The Thirteenth Tale (Dianne Setterfield) — I really adored this book! The story line is far-fetched, but it pulled me in almost from the beginning. This is truly a book for book lovers — anyone who loves classic literature (Bronte, Austen, Dickens) and is okay with a plot where you have to expand your idea of reality will really enjoy this novel. The book also focuses on family relationships, particularly relationships between siblings, even more specifically, between twins. I would highly, highly recommend this book.

The Empty Mirror (J. Sydney Jones) — Set in Vienna, this murder mystery focuses on an armature detective lawyer and his criminal expert (a la Sherlock Holmes) partner. I expected to really enjoy this novel, but I had a hard time getting into it. I didn’t really relate to any of the main characters. It is well written, and there are parts I found very engaging. I think what I wanted was more psychological analysis, or to get more insight into the minds of the different characters. I also got the feeling that I was reading part of a series, as events between the two main characters were alluded to — that may have contributed to my feeling of disconnect as well.

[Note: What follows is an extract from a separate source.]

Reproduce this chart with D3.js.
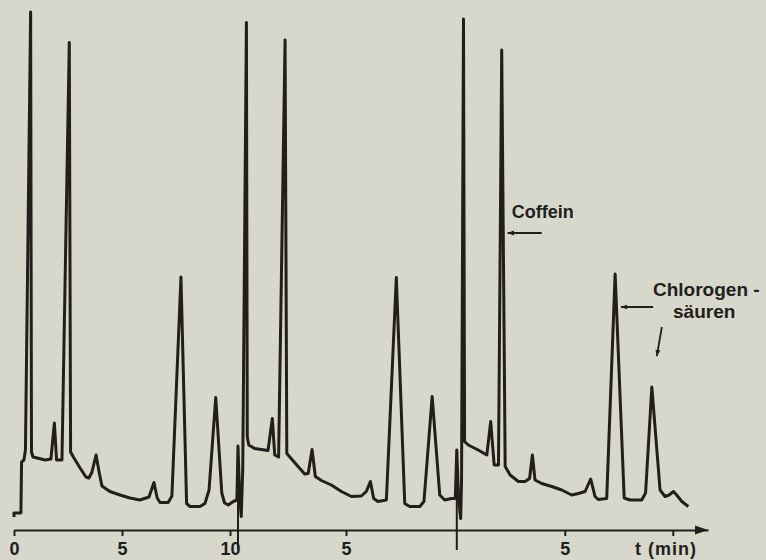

The 19th Wife (David Ebershoff) — Please, please read this book! This fabulous novel focuses on polygamy through the view points of five different narrators, 3 from the early founding of the Mormon Church and the beginning of polygamy, and two from the modern day. While the novel is fictional, it is written with chapters that are experts from Wikipedia, diary entries, interview, etc. I thought the multiple narrators and style changes could become confusing, but each narrator has a distinct voice, eliminating any confusion. This novel is poignant and really makes you think about the many issues that surround polgyamy. I found this novel engaging, though-provoking, entertaining and even educational.